Secretaries of state, like heads, should accept the reality of that very human resistance to change. But in Gove’s case, any contradiction of his plans is characterised as wilful obstruction.

Those who dislike the changes are not necessarily blocking progress or improvement for its own sake. When Gove and his cronies characterise their opponents as being against standards - as favouring lousy opportunities for children - it is offensive and silly.

However, I don’t think the teaching unions have got it right. Their work-to-rule and strike plans are wrong-headed. Parents will neither support nor forgive them.

I suspect that union fears that the changes will usher in regional pay are unfounded. The outcome will actually resemble an arms race rather than a cut in pay, with the strongest schools increasing pay rates to attract the best teachers.
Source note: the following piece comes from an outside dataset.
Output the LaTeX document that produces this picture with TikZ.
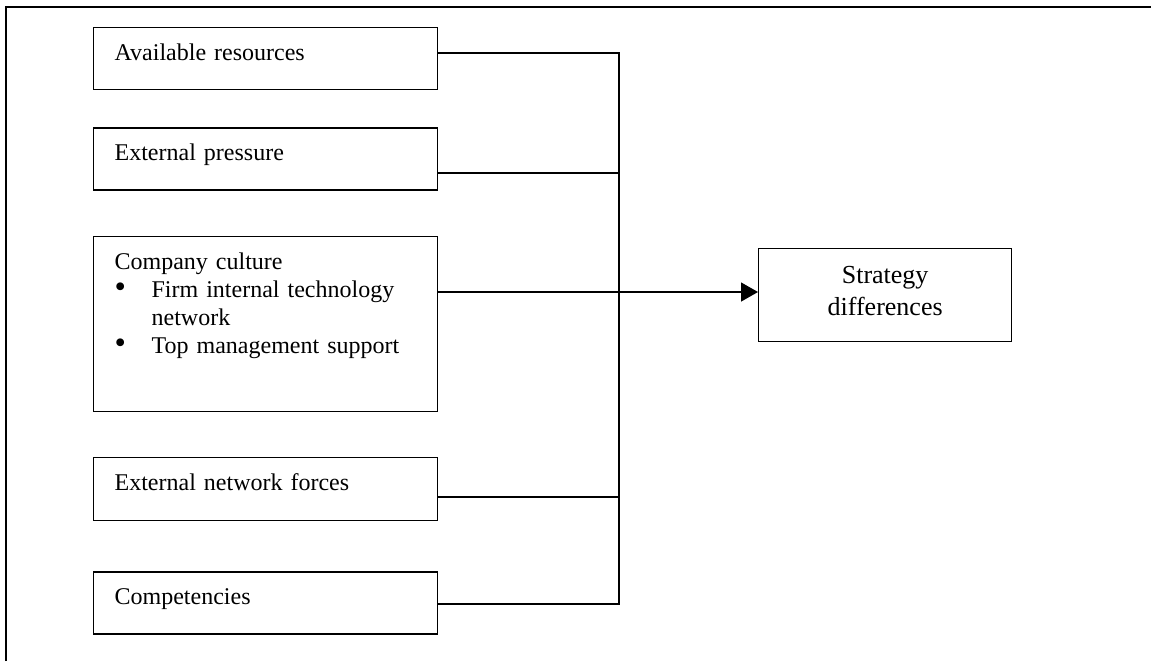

But Gove’s pay plans aren’t just about shortening incremental scales. He’s the latest minister convinced that performance-related pay is the only way. So how do you measure performance? You can argue that on a production line you could pay workers for the number of widgets they produce in a day. Clear and fair.

But it isn’t. What happens when something goes wrong further up the production line? Does everyone take a hit? If that rudimentary example is trickier than it first appears, how do you measure the complex set of interactions that constitute a teaching day? There is no simple solution.

Another battleground for Gove is the old chestnut about sacking poor teachers. People have employment rights and teachers are people, too. There’s a human rights issue here but this government isn’t keen on those.

It’s not easy running a school: to run a whole education system must be hell. But you don’t do it by behaving like Hitler. War? The unions cannot just be smashed: this isn’t the 1980s.

Besides, in war the first casualty is truth, as Aeschylus wrote: we don’t want to lose any more of that. So here’s a New Year’s resolution for Gove. Stop regarding anyone who doesn’t agree with you as the enemy: start talking instead. The only way we’ll move forward is by reason and compromise, and reason, surely, is at the heart of education.

Dr Bernard Trafford is headmaster of Newcastle’s Royal Grammar School. The views expressed are personal.